Born on 4th of January 1341
Died on 15th of June 1381
Wat Tyler, leader of the Peasants’ Revolt in 1381, is a shadowy figure in British history, with little hard information about him until his involvement in that uprising, and some of that information throws other elements in doubt, possibly because in the time following his death history was written largely by those hoping to blacken his name.
A birth-date of 1341(possibly January 4) is given for Tyler, whose name is supposed to derive from his trade, though he is also thought to have travelled to France in the service of Richard Lyons, a merchant from London. He is widely supposed to have been an Essex man, though it was in Kent that his part in the rebellion began.
After the Peasants’ Revolt began with the seizure of Rochester Castle in Kent in early June, Tyler was chosen by his fellows to be one of their leaders, which at the very least suggests he had presence or leadership quality. He went on to take Canterbury, with enormous symbolic significance, on June 10, and then organised his forces to march on London, camping at Blackheath. The march had augmented the ragged army’s numbers to perhaps 50,000, and emboldened by this strength Tyler entered London at their head and were allowed by the guards into the Tower, such was their mutual loathing of Simon Sudbury, the hated Lord Chancellor and Archbishop of Canterbury. The rebels seized Sudbury and beheaded him on the spot.

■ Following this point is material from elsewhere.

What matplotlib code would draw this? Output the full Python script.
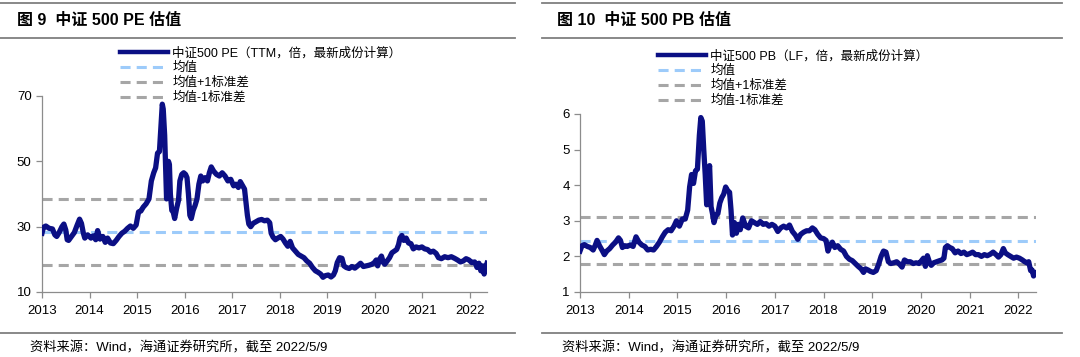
import matplotlib.pyplot as plt
from matplotlib.lines import Line2D

# ================= 数据 =================
pe_t = [2013.00, 2013.03, 2013.08, 2013.15, 2013.22, 2013.27, 2013.31, 2013.36, 2013.42, 2013.46,
        2013.50, 2013.53, 2013.56, 2013.62, 2013.68, 2013.74, 2013.79, 2013.83, 2013.87, 2013.90,
        2013.96, 2014.03, 2014.08, 2014.13, 2014.17, 2014.22, 2014.28, 2014.33, 2014.38, 2014.44,
        2014.50, 2014.56, 2014.62, 2014.68, 2014.74, 2014.80, 2014.86, 2014.92, 2014.98, 2015.03,
        2015.08, 2015.13, 2015.19, 2015.25, 2015.30, 2015.35, 2015.39, 2015.43, 2015.47, 2015.50,
        2015.53, 2015.55, 2015.58, 2015.60, 2015.62, 2015.645, 2015.66, 2015.68, 2015.70, 2015.73,
        2015.76, 2015.79, 2015.83, 2015.87, 2015.90, 2015.94, 2015.98, 2016.02, 2016.05, 2016.08,
        2016.11, 2016.14, 2016.18, 2016.22, 2016.26, 2016.30, 2016.34, 2016.38, 2016.43, 2016.48,
        2016.52, 2016.56, 2016.61, 2016.67, 2016.73, 2016.79, 2016.85, 2016.91, 2016.97, 2017.03,
        2017.08, 2017.13, 2017.17, 2017.22, 2017.26, 2017.29, 2017.32, 2017.35, 2017.39, 2017.44,
        2017.50, 2017.56, 2017.62, 2017.68, 2017.74, 2017.79, 2017.82, 2017.86, 2017.91, 2017.96,
        2018.02, 2018.07, 2018.12, 2018.17, 2018.22, 2018.27, 2018.33, 2018.39, 2018.45, 2018.51,
        2018.57, 2018.63, 2018.69, 2018.75, 2018.81, 2018.86, 2018.91, 2018.96, 2019.02, 2019.08,
        2019.13, 2019.17, 2019.21, 2019.26, 2019.31, 2019.35, 2019.40, 2019.46, 2019.52, 2019.58,
        2019.64, 2019.70, 2019.76, 2019.82, 2019.88, 2019.94, 2019.99, 2020.03, 2020.06, 2020.10,
        2020.14, 2020.18, 2020.21, 2020.26, 2020.31, 2020.36, 2020.41, 2020.46, 2020.50, 2020.53,
        2020.57, 2020.61, 2020.66, 2020.71, 2020.76, 2020.81, 2020.87, 2020.93, 2020.99, 2021.05,
        2021.11, 2021.17, 2021.23, 2021.29, 2021.34, 2021.40, 2021.47, 2021.54, 2021.61, 2021.68,
        2021.74, 2021.80, 2021.86, 2021.92, 2021.98, 2022.04, 2022.10, 2022.15, 2022.19, 2022.23,
        2022.27, 2022.30, 2022.33, 2022.36]
pe_v = [28.0, 29.8, 30.2, 29.5, 29.3, 27.5, 27.0, 28.2, 30.0, 30.8,
        29.0, 26.0, 25.8, 27.0, 28.2, 30.5, 32.3, 31.0, 28.0, 26.5,
        27.5, 26.5, 27.2, 26.0, 28.8, 26.2, 27.0, 25.2, 26.5, 25.0,
        24.8, 25.8, 27.0, 28.0, 28.6, 29.5, 30.2, 29.5, 30.5, 34.5,
        34.8, 36.0, 37.0, 38.5, 44.0, 46.5, 48.0, 52.5, 53.0, 60.0,
        67.5, 66.0, 58.0, 48.0, 38.5, 44.0, 50.0, 49.0, 40.0, 35.0,
        34.5, 32.5, 35.5, 38.0, 44.0, 46.0, 46.5, 46.0, 45.0, 40.0,
        33.5, 32.5, 35.0, 36.5, 38.5, 43.0, 45.5, 44.0, 45.0, 44.0,
        46.5, 48.3, 47.0, 46.0, 45.5, 46.5, 45.5, 44.0, 44.5, 42.5,
        43.0, 42.0, 43.8, 42.5, 41.5, 37.5, 33.5, 30.8, 30.0, 31.0,
        31.5, 32.0, 32.2, 31.8, 32.0, 31.2, 28.0, 26.8, 26.0, 26.5,
        27.0, 26.2, 25.0, 24.0, 25.5, 23.5, 22.5, 21.5, 21.0, 20.5,
        19.5, 18.8, 17.5, 16.5, 16.0, 15.5, 14.5, 15.0, 15.2, 14.6,
        15.2, 16.5, 19.0, 20.5, 20.3, 18.0, 17.5, 17.2, 17.8, 17.3,
        18.0, 18.8, 17.8, 18.0, 18.2, 18.5, 19.0, 19.8, 18.0, 20.0,
        21.0, 19.0, 18.5, 19.5, 20.5, 22.0, 22.5, 23.0, 24.5, 26.5,
        27.3, 25.8, 26.5, 25.0, 24.8, 23.2, 23.8, 23.5, 23.8, 23.2,
        23.0, 22.2, 22.5, 21.8, 20.5, 20.2, 20.8, 20.5, 20.8, 20.3,
        19.8, 19.2, 19.5, 20.2, 19.8, 19.0, 19.2, 17.5, 18.8, 16.5,
        18.0, 15.5, 17.5, 18.8]

pb_t = [2013.00, 2013.04, 2013.09, 2013.15, 2013.21, 2013.27, 2013.31, 2013.35, 2013.40, 2013.45,
        2013.50, 2013.55, 2013.61, 2013.67, 2013.73, 2013.79, 2013.83, 2013.87, 2013.92, 2013.97,
        2014.03, 2014.09, 2014.15, 2014.21, 2014.27, 2014.33, 2014.39, 2014.45, 2014.51, 2014.57,
        2014.63, 2014.69, 2014.75, 2014.81, 2014.87, 2014.93, 2014.98, 2015.04, 2015.10, 2015.16,
        2015.21, 2015.25, 2015.29, 2015.33, 2015.37, 2015.41, 2015.45, 2015.48, 2015.51, 2015.54,
        2015.57, 2015.60, 2015.63, 2015.66, 2015.69, 2015.72, 2015.75, 2015.79, 2015.83, 2015.87,
        2015.91, 2015.95, 2015.99, 2016.03, 2016.07, 2016.10, 2016.13, 2016.17, 2016.21, 2016.25,
        2016.29, 2016.34, 2016.40, 2016.46, 2016.52, 2016.58, 2016.64, 2016.70, 2016.76, 2016.82,
        2016.88, 2016.94, 2017.00, 2017.06, 2017.12, 2017.18, 2017.24, 2017.30, 2017.36, 2017.42,
        2017.47, 2017.53, 2017.59, 2017.65, 2017.71, 2017.77, 2017.82, 2017.88, 2017.94, 2018.00,
        2018.05, 2018.09, 2018.13, 2018.18, 2018.23, 2018.29, 2018.35, 2018.41, 2018.47, 2018.53,
        2018.59, 2018.65, 2018.71, 2018.77, 2018.82, 2018.86, 2018.91, 2018.96, 2019.02, 2019.08,
        2019.13, 2019.18, 2019.23, 2019.28, 2019.33, 2019.38, 2019.44, 2019.50, 2019.56, 2019.61,
        2019.66, 2019.72, 2019.78, 2019.84, 2019.90, 2019.96, 2020.01, 2020.05, 2020.09, 2020.13,
        2020.17, 2020.21, 2020.26, 2020.32, 2020.38, 2020.43, 2020.47, 2020.50, 2020.54, 2020.59,
        2020.64, 2020.70, 2020.76, 2020.82, 2020.88, 2020.94, 2021.00, 2021.06, 2021.12, 2021.18,
        2021.24, 2021.30, 2021.36, 2021.42, 2021.48, 2021.54, 2021.59, 2021.64, 2021.69, 2021.73,
        2021.78, 2021.84, 2021.90, 2021.96, 2022.02, 2022.08, 2022.13, 2022.17, 2022.21, 2022.25,
        2022.28, 2022.31, 2022.34, 2022.36]
pb_v = [2.15, 2.30, 2.33, 2.28, 2.25, 2.18, 2.30, 2.45, 2.30, 2.18,
        2.05, 2.15, 2.22, 2.32, 2.40, 2.52, 2.45, 2.25, 2.30, 2.28,
        2.32, 2.28, 2.55, 2.40, 2.32, 2.28, 2.18, 2.20, 2.18, 2.28,
        2.40, 2.55, 2.68, 2.75, 2.72, 2.85, 3.00, 2.85, 3.05, 3.05,
        3.30, 3.95, 4.30, 4.05, 4.40, 4.45, 5.40, 5.90, 5.80, 5.00,
        4.30, 3.45, 4.20, 4.55, 3.40, 3.20, 2.95, 3.15, 3.20, 3.50,
        3.65, 3.75, 3.95, 3.85, 3.80, 3.30, 2.60, 2.95, 2.65, 2.90,
        2.75, 3.08, 2.85, 2.80, 3.00, 2.95, 2.90, 2.98, 2.90, 2.92,
        2.85, 2.90, 2.85, 2.70, 2.80, 2.85, 2.80, 2.88, 2.70, 2.60,
        2.48, 2.62, 2.68, 2.72, 2.72, 2.80, 2.75, 2.62, 2.52, 2.50,
        2.45, 2.15, 2.30, 2.40, 2.25, 2.30, 2.20, 2.15, 2.00, 1.92,
        1.88, 1.80, 1.72, 1.65, 1.55, 1.65, 1.62, 1.58, 1.55, 1.60,
        1.78, 2.00, 2.15, 2.12, 1.85, 1.80, 1.82, 1.85, 1.78, 1.70,
        1.90, 1.85, 1.85, 1.80, 1.82, 1.80, 1.88, 1.95, 1.72, 2.02,
        1.85, 1.75, 1.82, 1.85, 1.88, 1.90, 1.95, 2.25, 2.30, 2.25,
        2.22, 2.10, 2.15, 2.08, 2.12, 2.05, 2.08, 2.12, 2.05, 2.05,
        2.00, 2.05, 2.02, 2.06, 2.12, 2.05, 1.98, 2.05, 2.22, 2.10,
        2.05, 2.00, 1.95, 1.98, 1.95, 1.90, 1.85, 1.82, 1.85, 1.60,
        1.62, 1.45, 1.55, 1.55]

pe_mean, pe_std = 28.5, 10.1
pb_mean, pb_std = 2.44, 0.66

years = list(range(2013, 2023))
pe_ticks = [10, 30, 50, 70]
pb_ticks = [1, 2, 3, 4, 5, 6]

titles = ["图 9  中证 500 PE 估值", "图 10  中证 500 PB 估值"]
labels_pe = ["中证500 PE（TTM，倍，最新成份计算）", "均值", "均值+1标准差", "均值-1标准差"]
labels_pb = ["中证500 PB（LF，倍，最新成份计算）", "均值", "均值+1标准差", "均值-1标准差"]
source = "资料来源：Wind，海通证券研究所，截至 2022/5/9"

# ================= 风格 =================
plt.rcParams['font.family'] = ['Liberation Sans', 'Noto Sans CJK SC']
NAVY = '#0B0F84'
LIGHT = '#9DCBFA'
GREY = '#A6A6A6'
SPINE = '#8C8C8C'

fig = plt.figure(figsize=(10.8, 3.57), dpi=100, facecolor='white')


def panel(rect, t, v, mean, std, yticks, ylim, labels, leg_xy):
    ax = fig.add_axes(rect)
    x0, x1 = 2013, 2022.36
    ax.plot(t, v, color=NAVY, lw=3.8, solid_joinstyle='round', zorder=3)
    dash = (0, (3.3, 2.0))
    ax.plot([x0, x1], [mean, mean], color=LIGHT, lw=2.2, ls=dash, zorder=2)
    ax.plot([x0, x1], [mean + std] * 2, color=GREY, lw=2.2, ls=dash, zorder=2)
    ax.plot([x0, x1], [mean - std] * 2, color=GREY, lw=2.2, ls=dash, zorder=2)
    ax.set_xlim(x0, x1)
    ax.set_ylim(*ylim)
    ax.set_xticks(years)
    ax.set_xticklabels([str(y) for y in years])
    ax.set_yticks(yticks)
    for s in ['top', 'right']:
        ax.spines[s].set_visible(False)
    for s in ['left', 'bottom']:
        ax.spines[s].set_color(SPINE)
        ax.spines[s].set_linewidth(0.9)
    ax.tick_params(axis='both', colors=SPINE, labelcolor='black', labelsize=9.5,
                   length=4, width=0.9, direction='out')
    ax.tick_params(axis='x', pad=5)
    handles = [Line2D([], [], color=NAVY, lw=3.2),
               Line2D([], [], color=LIGHT, lw=2.2, ls=dash),
               Line2D([], [], color=GREY, lw=2.2, ls=dash),
               Line2D([], [], color=GREY, lw=2.2, ls=dash)]
    fig.legend(handles, labels, loc='upper left', bbox_to_anchor=leg_xy,
               bbox_transform=fig.transFigure, frameon=False, fontsize=9,
               handlelength=3.8, handletextpad=0.4, labelspacing=0.22,
               borderpad=0, borderaxespad=0)
    return ax


panel([42 / 1080, 1 - 292 / 357, 445 / 1080, 196 / 357], pe_t, pe_v, pe_mean, pe_std,
      pe_ticks, (10, 70), labels_pe, (120 / 1080, 1 - 47 / 357))
panel([580 / 1080, 1 - 292 / 357, 456 / 1080, 178 / 357], pb_t, pb_v, pb_mean, pb_std,
      pb_ticks, (1, 6), labels_pb, (658 / 1080, 1 - 50 / 357))

# 标题、分隔线、资料来源
for x0, x1, tx in [(0.0, 515, 17), (542, 1062, 557)]:
    for yy in [3, 38, 333]:
        fig.add_artist(Line2D([x0 / 1080, x1 / 1080], [1 - yy / 357] * 2,
                              color='#7F7F7F', lw=1.3))
fig.text(17 / 1080, 1 - 20 / 357, titles[0], fontsize=11.5, fontweight='bold', va='center')
fig.text(557 / 1080, 1 - 20 / 357, titles[1], fontsize=11.5, fontweight='bold', va='center')
fig.text(30 / 1080, 1 - 348 / 357, source, fontsize=9.5, va='center')
fig.text(562 / 1080, 1 - 348 / 357, source, fontsize=9.5, va='center')

fig.savefig('out.png', dpi=100, facecolor='white')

Tyler, with John Ball and Jack Straw, drew up a charter which was presented to the 14 year old Richard II. This was a radical document, demanding that serfdom should end, and removing wage and other restrictions on labourers. When the young king rode to meet the rebels at Smithfield on June 15 Tyler chose to meet with him unarmed and alone, a fatal error made according to some sources because Tyler was drunk, though this may be subsequent propaganda. Versions of the meeting differ, with some suggesting Tyler was insolent, others adding that he rudely demanded wine. All agree, however, that Sir William Walworth, Lord Mayor of London, stabbed or slashed Tyler with his sword, wounding him. Tyler was either finished off there by a squire, Ralph Standish, or taken to St Bartholomew’s Hospital, whence he was later dragged and beheaded.